Goal
Retype, please, the listing from its opening line through the line that contains "const tickColor = '#1c1c38';", both included, without the pictures.

Working data

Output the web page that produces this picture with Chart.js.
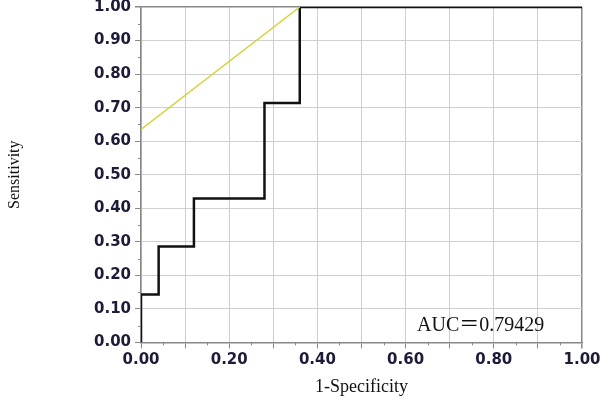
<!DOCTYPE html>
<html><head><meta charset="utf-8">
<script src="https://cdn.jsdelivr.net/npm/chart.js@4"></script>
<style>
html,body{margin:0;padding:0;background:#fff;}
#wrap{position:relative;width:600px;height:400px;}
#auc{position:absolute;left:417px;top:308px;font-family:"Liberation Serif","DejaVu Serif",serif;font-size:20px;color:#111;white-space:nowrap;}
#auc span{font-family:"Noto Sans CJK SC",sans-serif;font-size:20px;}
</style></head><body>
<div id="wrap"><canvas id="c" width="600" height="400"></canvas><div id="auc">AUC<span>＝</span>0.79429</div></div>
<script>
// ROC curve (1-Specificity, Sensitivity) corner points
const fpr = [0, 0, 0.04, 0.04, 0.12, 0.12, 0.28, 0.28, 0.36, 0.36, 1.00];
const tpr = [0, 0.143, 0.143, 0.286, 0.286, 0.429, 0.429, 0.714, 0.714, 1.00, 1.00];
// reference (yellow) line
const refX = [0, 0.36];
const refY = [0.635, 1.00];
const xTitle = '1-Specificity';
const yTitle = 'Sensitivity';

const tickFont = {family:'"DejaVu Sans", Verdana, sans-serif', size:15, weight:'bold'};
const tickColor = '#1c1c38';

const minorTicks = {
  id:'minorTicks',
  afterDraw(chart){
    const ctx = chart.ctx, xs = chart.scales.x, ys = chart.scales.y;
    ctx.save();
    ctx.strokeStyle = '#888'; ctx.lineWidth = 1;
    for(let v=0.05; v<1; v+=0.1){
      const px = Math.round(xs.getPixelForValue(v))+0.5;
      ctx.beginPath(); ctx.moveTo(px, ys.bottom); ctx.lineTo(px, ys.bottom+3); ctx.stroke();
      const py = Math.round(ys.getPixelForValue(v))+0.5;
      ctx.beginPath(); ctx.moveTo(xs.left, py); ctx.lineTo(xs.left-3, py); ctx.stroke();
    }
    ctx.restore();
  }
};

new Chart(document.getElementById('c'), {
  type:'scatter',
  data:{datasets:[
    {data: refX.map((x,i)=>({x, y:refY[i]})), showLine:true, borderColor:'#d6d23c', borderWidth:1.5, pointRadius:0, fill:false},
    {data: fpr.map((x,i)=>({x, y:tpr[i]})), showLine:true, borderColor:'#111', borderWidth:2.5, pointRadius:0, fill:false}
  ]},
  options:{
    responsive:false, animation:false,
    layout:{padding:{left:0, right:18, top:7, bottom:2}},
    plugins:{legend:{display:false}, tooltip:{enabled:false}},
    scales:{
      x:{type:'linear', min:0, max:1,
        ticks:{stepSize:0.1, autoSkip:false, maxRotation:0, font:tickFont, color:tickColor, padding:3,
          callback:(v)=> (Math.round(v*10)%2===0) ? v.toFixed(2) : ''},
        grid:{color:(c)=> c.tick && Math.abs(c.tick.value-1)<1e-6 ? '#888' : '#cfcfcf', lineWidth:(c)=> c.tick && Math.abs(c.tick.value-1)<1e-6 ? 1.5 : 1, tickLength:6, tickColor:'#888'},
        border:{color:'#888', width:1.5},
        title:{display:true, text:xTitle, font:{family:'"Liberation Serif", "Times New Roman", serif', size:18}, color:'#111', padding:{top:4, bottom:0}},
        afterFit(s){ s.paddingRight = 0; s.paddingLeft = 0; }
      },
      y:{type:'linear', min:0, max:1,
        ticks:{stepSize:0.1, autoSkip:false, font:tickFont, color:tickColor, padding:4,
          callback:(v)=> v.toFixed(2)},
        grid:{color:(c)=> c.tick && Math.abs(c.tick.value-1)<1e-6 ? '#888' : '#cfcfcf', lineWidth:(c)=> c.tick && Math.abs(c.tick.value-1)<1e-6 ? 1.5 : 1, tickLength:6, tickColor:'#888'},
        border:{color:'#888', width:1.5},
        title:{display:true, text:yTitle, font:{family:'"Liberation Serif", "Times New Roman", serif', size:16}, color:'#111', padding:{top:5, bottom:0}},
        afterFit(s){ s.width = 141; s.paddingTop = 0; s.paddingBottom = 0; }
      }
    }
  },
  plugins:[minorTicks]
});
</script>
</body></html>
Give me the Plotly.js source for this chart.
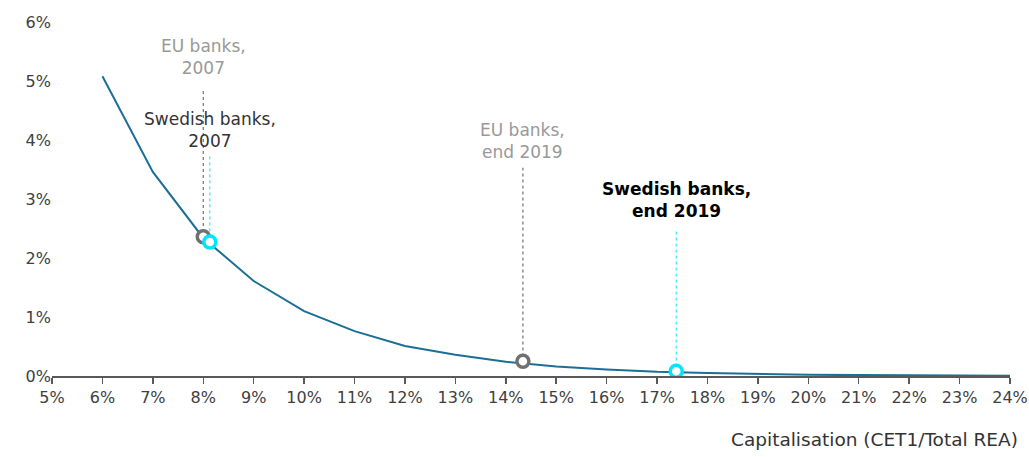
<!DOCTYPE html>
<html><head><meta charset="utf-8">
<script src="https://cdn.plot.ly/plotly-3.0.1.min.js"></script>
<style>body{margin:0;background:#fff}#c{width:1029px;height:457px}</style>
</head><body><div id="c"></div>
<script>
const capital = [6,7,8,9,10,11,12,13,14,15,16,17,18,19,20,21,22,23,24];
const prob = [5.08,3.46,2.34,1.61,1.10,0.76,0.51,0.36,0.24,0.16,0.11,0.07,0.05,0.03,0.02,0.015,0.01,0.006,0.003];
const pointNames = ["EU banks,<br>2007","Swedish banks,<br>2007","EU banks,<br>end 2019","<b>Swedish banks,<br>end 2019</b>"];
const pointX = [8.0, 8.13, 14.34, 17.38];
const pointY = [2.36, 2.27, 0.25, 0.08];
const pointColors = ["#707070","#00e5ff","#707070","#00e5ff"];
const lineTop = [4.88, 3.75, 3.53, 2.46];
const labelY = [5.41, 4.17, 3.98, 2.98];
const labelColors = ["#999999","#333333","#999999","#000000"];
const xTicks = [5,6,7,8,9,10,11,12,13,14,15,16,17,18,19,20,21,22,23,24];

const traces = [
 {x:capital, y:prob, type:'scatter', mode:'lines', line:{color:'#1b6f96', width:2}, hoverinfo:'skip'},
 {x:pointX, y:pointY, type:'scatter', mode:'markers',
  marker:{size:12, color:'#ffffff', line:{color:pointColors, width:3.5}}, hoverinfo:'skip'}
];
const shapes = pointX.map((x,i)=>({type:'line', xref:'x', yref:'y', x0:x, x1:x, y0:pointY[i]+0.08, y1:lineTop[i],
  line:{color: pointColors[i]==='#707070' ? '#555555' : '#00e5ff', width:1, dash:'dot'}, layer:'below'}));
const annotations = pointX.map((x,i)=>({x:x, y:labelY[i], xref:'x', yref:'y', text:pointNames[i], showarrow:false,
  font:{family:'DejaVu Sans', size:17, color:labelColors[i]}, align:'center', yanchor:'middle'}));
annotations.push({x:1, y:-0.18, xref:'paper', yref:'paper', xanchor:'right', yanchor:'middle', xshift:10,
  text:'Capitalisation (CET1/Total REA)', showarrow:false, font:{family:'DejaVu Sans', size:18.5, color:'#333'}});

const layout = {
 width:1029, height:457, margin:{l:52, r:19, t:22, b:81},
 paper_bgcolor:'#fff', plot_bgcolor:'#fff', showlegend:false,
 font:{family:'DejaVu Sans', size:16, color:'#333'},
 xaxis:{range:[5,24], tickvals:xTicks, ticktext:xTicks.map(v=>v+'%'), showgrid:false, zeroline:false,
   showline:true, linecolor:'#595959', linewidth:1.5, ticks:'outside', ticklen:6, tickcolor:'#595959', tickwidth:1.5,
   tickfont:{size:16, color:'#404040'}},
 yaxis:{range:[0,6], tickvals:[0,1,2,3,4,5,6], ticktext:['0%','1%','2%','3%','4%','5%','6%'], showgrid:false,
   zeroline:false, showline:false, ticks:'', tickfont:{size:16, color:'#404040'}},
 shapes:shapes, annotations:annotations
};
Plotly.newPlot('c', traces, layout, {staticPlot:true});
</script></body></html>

The completed task
Output the web page that produces this picture with Chart.js.
<!DOCTYPE html>
<html><head><meta charset="utf-8">
<script src="https://cdn.jsdelivr.net/npm/chart.js@4"></script>
<style>
html,body{margin:0;padding:0;background:#fff;}
#wrap{position:relative;width:600px;height:400px;}
#auc{position:absolute;left:417px;top:308px;font-family:"Liberation Serif","DejaVu Serif",serif;font-size:20px;color:#111;white-space:nowrap;}
#auc span{font-family:"Noto Sans CJK SC",sans-serif;font-size:20px;}
</style></head><body>
<div id="wrap"><canvas id="c" width="600" height="400"></canvas><div id="auc">AUC<span>＝</span>0.79429</div></div>
<script>
// ROC curve (1-Specificity, Sensitivity) corner points
const fpr = [0, 0, 0.04, 0.04, 0.12, 0.12, 0.28, 0.28, 0.36, 0.36, 1.00];
const tpr = [0, 0.143, 0.143, 0.286, 0.286, 0.429, 0.429, 0.714, 0.714, 1.00, 1.00];
// reference (yellow) line
const refX = [0, 0.36];
const refY = [0.635, 1.00];
const xTitle = '1-Specificity';
const yTitle = 'Sensitivity';

const tickFont = {family:'"DejaVu Sans", Verdana, sans-serif', size:15, weight:'bold'};
const tickColor = '#1c1c38';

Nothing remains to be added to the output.